Truth is, we’re all creatures of bedtime habit, each nursing secret nightie-night, ‘jama-’jama habits, routines, rituals and obsessions that go right back to the cradle - and which we are convinced we simply cannot sleep without.

For most, it’s the little things - like having to thoroughly brush your hair as well as your teeth before you get into bed (yes, husband, I’ve noticed). Or sleeping on a certain side of the bed (even when you’re on your own), under a certain type of sheet. It may be the sleek luxury of Egyptian 200 thread count cotton for some, but it’s the bitty bobble of fleecy flannelette for millions of others.

Relatively normal so far, but sshhhh, whisper who dares... Some of you undoubtedly sleep with a certain furry bedmate.

How do I know this? Research; I’ve just read, with some astonishment, that a third of adults still take a cuddly toy to bed. This is not some euphemism for a chubby sexual playmate. We’re talking teddy, most often than not the same, surely somewhat manky and threadbare one that accompanied them into the Land of Nod in childhood. Travelodge discovered this on realising their lost property section was starting to look like Hamley’s, even though most of its customers were business-folk. Intrigued, they quizzed 6,000 adult Brits and 30 per cent admitted sleeping with teddy was a “comforting and calming” way to end the day. Even more bizarrely, 25 per cent of men ‘fessed up to taking their teddy away on business because it reminded them of home. Bless them there captains of industry and super-salesmen.

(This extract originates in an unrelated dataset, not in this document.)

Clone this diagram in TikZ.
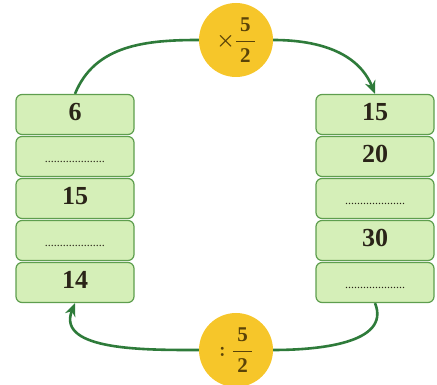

But if you think that’s weird, I’ve just discovered something about my BF’s bedroom habits which has shocked me to the core. Let me fall over myself to tell you. She is 51 and she’s had the same pillow since she was 12. All together, now.... Eeurgh. Think of the amount of spittle it’ll have absorbed in 39 years. Not to mention the tears.

This is a woman who changes three piece suites, houses, even, on a whim. She must redecorate every other year and yet she clings like a limpet to a pillow you wouldn’t wish on a homeless person. Her husband is repulsed by this stinky, yellowing object, but she even takes it on every holiday. Plane, train, out in comes. On arrival at her hotel, goose feather ‘hotel quality’ hits the floor and she hits the deck on a piece of foam so compressed it’s as thin as a Greg’s cheese sandwich.